> **Work to be completed**: State how many lines of the entries hold the string "with", and output nothing but that count.

> **Materials provided**:
####################

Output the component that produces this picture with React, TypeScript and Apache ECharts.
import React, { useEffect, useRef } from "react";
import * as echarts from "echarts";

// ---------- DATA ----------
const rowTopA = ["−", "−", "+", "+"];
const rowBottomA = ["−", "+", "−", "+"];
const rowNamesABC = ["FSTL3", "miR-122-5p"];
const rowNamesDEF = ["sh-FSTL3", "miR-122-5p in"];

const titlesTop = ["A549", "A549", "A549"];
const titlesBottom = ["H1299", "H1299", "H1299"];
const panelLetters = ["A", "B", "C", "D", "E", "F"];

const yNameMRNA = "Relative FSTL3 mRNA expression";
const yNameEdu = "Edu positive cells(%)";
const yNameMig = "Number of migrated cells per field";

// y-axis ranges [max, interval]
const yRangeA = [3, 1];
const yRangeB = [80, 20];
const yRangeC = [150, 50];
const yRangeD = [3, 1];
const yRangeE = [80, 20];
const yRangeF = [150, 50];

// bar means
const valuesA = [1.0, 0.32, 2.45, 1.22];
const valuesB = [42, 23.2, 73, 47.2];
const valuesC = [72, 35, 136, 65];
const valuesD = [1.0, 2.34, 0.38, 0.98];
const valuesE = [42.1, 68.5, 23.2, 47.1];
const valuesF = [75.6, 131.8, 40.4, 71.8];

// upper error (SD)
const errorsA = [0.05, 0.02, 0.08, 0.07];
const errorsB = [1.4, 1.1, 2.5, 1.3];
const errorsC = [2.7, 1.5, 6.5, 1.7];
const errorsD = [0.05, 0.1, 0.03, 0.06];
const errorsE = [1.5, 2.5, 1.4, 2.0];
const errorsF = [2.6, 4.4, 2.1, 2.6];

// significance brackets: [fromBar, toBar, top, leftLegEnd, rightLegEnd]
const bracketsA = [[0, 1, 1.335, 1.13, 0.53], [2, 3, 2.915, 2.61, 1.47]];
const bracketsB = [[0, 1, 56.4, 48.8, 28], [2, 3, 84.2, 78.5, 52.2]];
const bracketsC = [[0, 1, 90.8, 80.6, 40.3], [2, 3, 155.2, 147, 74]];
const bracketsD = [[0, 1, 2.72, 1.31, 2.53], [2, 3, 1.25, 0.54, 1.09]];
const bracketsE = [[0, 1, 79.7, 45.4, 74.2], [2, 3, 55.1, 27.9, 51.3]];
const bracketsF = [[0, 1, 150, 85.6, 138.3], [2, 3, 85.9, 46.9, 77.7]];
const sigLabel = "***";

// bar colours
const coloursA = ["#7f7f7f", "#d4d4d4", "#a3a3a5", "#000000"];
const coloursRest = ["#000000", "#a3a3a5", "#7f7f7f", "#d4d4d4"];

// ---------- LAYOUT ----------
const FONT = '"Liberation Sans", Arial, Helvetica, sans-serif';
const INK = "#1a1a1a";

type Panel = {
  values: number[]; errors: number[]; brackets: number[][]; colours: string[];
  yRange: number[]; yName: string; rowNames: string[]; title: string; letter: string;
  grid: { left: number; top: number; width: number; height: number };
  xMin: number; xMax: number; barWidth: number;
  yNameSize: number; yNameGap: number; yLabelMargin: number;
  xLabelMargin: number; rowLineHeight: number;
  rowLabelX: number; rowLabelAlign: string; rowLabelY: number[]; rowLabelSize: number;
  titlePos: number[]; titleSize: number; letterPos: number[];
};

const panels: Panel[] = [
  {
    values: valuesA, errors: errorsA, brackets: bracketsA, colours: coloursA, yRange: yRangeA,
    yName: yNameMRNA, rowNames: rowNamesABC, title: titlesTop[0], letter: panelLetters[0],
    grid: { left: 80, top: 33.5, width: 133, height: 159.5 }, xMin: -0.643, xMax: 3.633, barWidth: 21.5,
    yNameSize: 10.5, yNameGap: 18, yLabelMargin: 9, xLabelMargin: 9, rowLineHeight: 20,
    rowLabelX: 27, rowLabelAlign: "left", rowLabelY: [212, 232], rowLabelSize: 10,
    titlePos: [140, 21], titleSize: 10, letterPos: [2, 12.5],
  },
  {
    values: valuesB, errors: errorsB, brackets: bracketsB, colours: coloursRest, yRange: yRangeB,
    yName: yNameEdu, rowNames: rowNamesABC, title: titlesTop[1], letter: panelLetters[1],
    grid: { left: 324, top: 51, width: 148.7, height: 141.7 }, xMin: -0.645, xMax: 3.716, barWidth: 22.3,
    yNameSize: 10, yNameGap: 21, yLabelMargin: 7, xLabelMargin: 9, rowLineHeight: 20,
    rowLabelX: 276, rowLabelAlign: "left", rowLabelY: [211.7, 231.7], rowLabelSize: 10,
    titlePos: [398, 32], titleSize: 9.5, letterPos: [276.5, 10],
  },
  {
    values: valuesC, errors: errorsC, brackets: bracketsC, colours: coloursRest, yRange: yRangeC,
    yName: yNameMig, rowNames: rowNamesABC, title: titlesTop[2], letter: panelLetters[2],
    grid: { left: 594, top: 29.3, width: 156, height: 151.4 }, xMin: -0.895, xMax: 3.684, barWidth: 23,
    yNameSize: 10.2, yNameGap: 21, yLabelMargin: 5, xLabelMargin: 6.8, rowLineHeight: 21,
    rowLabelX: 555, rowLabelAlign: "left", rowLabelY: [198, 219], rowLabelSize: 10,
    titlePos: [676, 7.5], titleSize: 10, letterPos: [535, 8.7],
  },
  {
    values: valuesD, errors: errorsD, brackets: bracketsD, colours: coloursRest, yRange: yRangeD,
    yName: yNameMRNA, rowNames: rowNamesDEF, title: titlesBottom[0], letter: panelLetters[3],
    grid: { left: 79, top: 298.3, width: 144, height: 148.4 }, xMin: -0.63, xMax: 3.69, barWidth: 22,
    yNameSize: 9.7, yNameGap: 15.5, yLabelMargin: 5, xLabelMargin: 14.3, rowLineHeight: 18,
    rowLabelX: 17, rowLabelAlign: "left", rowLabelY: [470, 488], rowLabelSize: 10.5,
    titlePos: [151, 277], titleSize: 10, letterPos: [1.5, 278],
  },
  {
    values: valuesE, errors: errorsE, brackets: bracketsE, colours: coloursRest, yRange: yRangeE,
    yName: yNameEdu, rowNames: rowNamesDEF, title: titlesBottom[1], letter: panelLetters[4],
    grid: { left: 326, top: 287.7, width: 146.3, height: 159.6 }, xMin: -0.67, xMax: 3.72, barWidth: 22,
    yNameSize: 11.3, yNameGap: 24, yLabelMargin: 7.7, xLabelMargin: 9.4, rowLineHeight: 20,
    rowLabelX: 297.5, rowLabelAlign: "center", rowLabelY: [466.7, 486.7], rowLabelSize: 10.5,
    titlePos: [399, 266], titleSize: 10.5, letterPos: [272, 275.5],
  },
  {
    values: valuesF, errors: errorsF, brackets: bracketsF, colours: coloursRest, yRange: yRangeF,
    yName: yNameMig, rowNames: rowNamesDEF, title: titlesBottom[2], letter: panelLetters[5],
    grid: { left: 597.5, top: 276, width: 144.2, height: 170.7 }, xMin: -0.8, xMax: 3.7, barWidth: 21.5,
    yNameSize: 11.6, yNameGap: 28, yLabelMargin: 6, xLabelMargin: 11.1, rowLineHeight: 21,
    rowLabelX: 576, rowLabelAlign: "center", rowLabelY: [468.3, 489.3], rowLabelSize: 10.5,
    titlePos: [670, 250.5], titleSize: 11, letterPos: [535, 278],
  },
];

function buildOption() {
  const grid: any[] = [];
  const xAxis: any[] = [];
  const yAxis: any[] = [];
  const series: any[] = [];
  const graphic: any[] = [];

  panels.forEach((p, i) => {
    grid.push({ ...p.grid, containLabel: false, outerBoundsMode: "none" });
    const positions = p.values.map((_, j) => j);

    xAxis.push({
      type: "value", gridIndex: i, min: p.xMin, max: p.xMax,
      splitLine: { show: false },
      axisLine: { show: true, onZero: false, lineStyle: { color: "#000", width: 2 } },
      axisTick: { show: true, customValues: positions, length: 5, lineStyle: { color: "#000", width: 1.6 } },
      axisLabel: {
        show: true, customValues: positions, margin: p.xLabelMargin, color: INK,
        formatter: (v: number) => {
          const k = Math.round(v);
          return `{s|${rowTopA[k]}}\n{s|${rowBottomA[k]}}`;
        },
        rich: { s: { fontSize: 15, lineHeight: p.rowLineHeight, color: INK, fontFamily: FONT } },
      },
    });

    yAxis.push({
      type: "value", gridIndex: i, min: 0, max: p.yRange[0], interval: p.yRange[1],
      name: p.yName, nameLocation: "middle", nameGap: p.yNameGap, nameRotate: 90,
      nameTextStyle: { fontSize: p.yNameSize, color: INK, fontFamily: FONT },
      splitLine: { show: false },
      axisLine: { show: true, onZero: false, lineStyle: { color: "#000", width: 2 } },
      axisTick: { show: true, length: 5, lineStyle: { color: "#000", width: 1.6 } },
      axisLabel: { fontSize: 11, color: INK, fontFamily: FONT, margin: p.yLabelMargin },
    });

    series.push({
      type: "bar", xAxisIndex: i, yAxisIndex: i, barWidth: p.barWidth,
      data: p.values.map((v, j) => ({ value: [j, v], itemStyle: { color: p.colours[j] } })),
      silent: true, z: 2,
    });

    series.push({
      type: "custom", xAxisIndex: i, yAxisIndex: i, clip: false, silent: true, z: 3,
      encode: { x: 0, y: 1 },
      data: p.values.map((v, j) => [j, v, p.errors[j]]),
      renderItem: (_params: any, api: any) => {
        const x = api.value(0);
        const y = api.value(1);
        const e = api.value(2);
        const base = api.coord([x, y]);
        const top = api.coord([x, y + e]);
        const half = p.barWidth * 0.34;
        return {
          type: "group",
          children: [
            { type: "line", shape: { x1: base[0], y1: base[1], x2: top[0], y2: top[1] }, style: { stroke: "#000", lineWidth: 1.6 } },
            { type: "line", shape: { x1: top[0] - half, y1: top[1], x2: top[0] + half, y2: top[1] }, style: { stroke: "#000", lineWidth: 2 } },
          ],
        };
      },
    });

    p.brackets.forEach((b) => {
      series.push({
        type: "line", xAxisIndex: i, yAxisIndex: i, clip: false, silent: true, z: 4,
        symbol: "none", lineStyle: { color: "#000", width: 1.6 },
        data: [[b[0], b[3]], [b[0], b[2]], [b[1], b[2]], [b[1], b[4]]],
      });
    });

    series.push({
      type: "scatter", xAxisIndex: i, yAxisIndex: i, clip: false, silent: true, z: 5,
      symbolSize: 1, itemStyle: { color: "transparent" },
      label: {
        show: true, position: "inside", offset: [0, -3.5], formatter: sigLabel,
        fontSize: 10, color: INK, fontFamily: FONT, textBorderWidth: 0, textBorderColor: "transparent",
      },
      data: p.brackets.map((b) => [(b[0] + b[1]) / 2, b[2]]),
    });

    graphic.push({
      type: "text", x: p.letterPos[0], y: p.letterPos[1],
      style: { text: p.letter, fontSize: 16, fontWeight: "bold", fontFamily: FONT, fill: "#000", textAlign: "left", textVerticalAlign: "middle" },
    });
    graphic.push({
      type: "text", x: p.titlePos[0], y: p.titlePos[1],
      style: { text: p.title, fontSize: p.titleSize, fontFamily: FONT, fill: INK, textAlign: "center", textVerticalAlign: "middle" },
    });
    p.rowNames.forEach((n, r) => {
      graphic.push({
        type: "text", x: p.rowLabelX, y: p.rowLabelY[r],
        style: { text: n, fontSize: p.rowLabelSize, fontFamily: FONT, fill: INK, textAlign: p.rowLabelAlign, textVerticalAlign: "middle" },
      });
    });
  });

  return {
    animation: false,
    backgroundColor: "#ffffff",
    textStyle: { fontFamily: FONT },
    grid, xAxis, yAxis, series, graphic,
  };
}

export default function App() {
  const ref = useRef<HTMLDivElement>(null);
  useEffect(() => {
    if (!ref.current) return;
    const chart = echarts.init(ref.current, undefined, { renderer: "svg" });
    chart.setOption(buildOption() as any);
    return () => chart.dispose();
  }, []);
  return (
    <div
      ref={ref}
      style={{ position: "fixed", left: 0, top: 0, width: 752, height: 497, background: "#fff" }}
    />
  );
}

####################

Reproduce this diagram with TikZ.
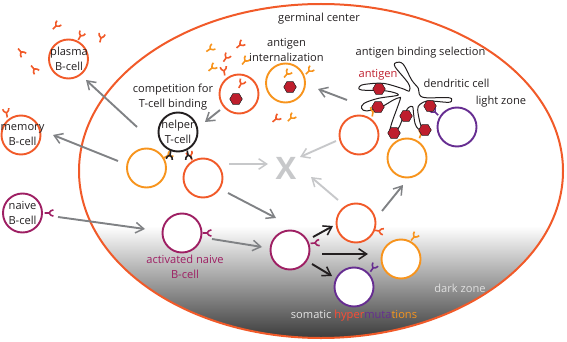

####################

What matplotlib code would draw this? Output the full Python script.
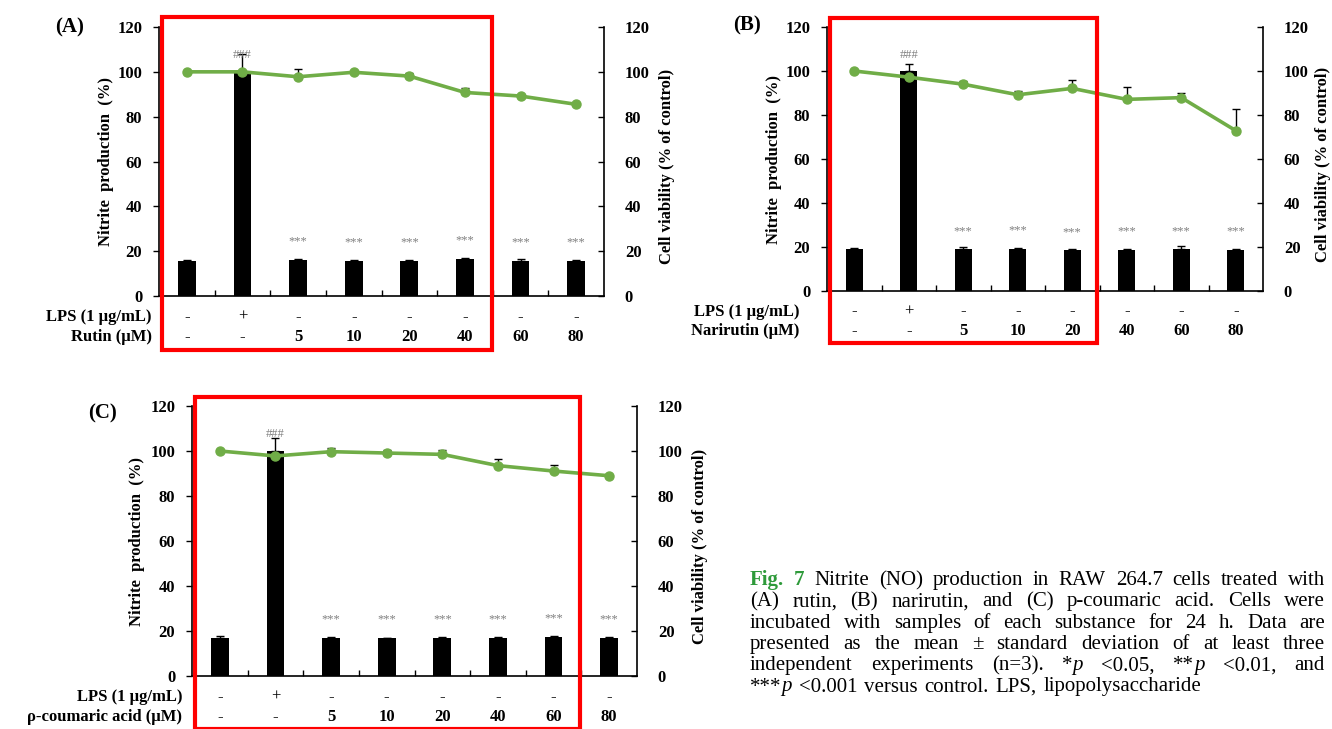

####################

> **Reply**: 2